Può raccontarci qualche episodio divertente o “strano” cui ha assistito?
Potrei scriverci dei libri. Una volta arrivò un escursionista terrorizzato, convinto di essere stato morso da una vipera. In effetti aveva due buchini rossi sotto la cintola, poi mia moglie notò che i pantaloni erano nuovi e c’era ancora l’etichetta: era stata la graffetta a pungerlo quando si era seduto su un masso. Poi c’è l’auto sotterrata, ne ha mai sentito parlare? Negli anni ‘70 il parcheggio era stato appena asfaltato e in molti dormivano in tenda. Di notte si è staccato un masso molto grande che è caduto in basso “tagliando” in due una macchina, una Ford mi sembra e i ragazzi che erano li vicini in tenda sono rimasti leggermente feriti. La cosa buffa, o triste, è che la macchina a pezzi il Comune di Auronzo non l’ha fatta portar via ma è stata sotterrata ed è ancora lì.

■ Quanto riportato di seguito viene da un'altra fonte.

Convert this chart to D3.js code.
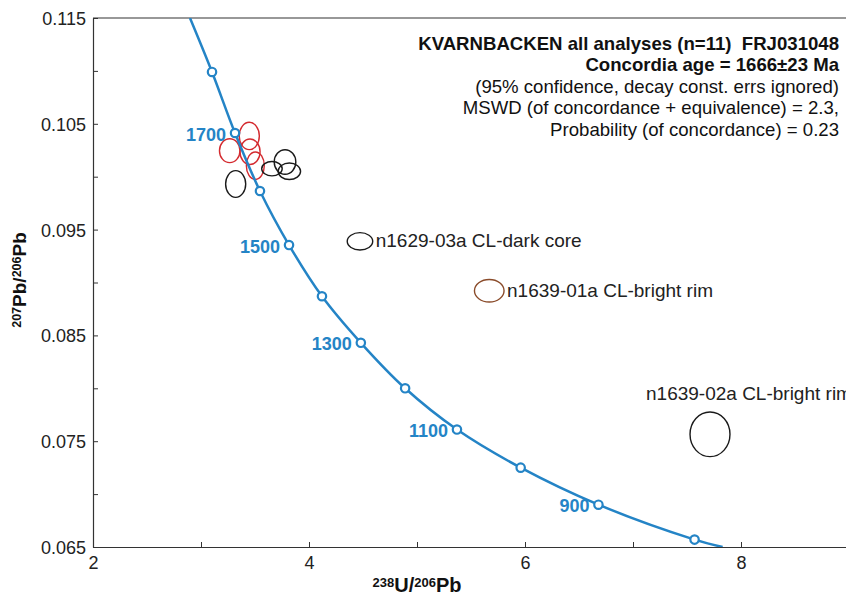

Poi avevo la mia pecora, mi seguiva ovunque. Un contadino si era accorto che la madre stava partorendo ma non ci riusciva e sarebbe morta. Allora improvvisammo un taglio cesareo. La povera pecora morì ma l’agnello nacque sano e si era affezionato tantissimo a me, quasi fossi il padre. Salì con il gregge per anni al rifugio fin quando con gli anni non riusciva più a farlo.
Altri due episodi che mi sono rimasti impressi sono legati al centenario della prima salita alla Cima Grande delle guide alpine Franz Innerkofler e Paul Salcher che accompagnavano Paul Grohmann nel 1869. Da un po’ avevamo costruito una piccola baracca a Forcella Lavaredo, in territorio altoatesino, dove i fornitori ci lasciavano i prodotti più pesanti. Sono certo che fosse in Comune di Dobbiaco perché a mio padre non piaceva discutere. Avevamo deciso per quel giorno di vendere anche panini e bibite per incassare un po’ di più ma il Sindaco di Auronzo stabilì che eravamo nel suo Comune e mandò degli operai per smontare a picconate la nostra struttura. Io corsi in rifugio a chiamare aiuto e gli operai, visti i rinforzi, andarono via. Il giorno prima delle celebrazioni sempre da Auronzo salirono in vetta a Cima Grande, e, dopo averla tagliata lanciarono la croce di vetta del 1934 dalla parete nord sostituendola con una in legno che lo stesso anno fu incenerita da un fulmine. Pochi giorni dopo con mio cugino la recuperammo e la portammo a Sesto dove un fabbro la restaurò e la posizionammo davanti la chiesetta sopra il rifugio. E ancora oggi è lì.